Et c’est un thème cher au pape Ratzinger que cette rencontre de l’Evangile avec la philosophie grecque : « L’Apôtre André, disait-il, représente par conséquent la rencontre entre le christianisme des origines et la culture grecque. Cette rencontre, notamment en Asie mineure, devint possible en particulier grâce aux grands Pères de la Cappadoce, qui enrichirent la liturgie, la théologie et la spiritualité à la fois des Eglises de l’Orient et de l’Occident. Le message chrétien, comme le grain de blé (cf. Jn 12, 24), tomba sur cette terre et porta beaucoup de fruit. Nous devons être profondément reconnaissants pour l’héritage qui naquit de cette rencontre féconde entre le message chrétien et la culture hellénique. Il a eu une influence durable sur les Eglises de l’Est et de l’Ouest. Les Pères grecs nous ont laissé un précieux trésor dont les Eglises continuent de tirer des richesses anciennes et nouvelles (cf. Mt 13, 52) ».
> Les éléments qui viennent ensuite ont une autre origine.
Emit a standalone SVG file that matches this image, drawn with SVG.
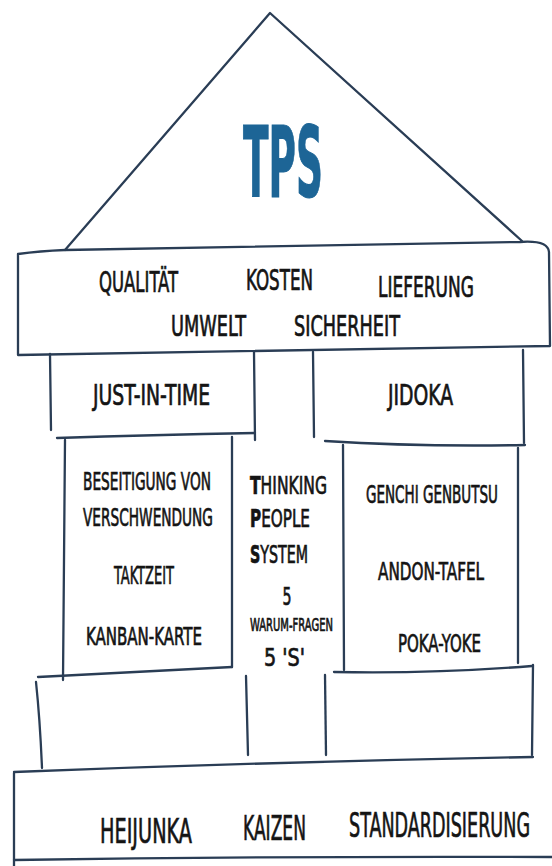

Le pape citait les fruits et les témoins de cette Eglise au cours des siècles, notamment les martyrs, et il a renouvelé son appel à la liberté religieuse en disant : « Pour sa part, le siècle qui vient de s’achever a lui aussi, vu de courageux témoins de la foi aussi bien à l’Est qu’à l’Ouest. Même aujourd’hui, il existe de nombreux témoins dans différentes régions du monde. Nous nous souvenons d’eux dans notre prière et, de toutes les manières possibles, nous leur offrons notre soutien, tout en demandant instamment aux responsables du monde de respecter la liberté religieuse comme un droit de l’homme fondamental ».
Le pape exprimait ce vœu final : « Puisse notre prière et notre action quotidiennes être inspirées par un fervent désir non seulement d’être présents à la Divine Liturgie, mais d’être en mesure de la célébrer ensemble, de prendre part à l’unique table du Seigneur, en partageant le même pain et le même calice. Puisse notre rencontre d’aujourd’hui servir d’élan et de joyeuse anticipation du don de la pleine communion. E
t puisse l’Esprit de Dieu nous accompagner sur notre chemin ».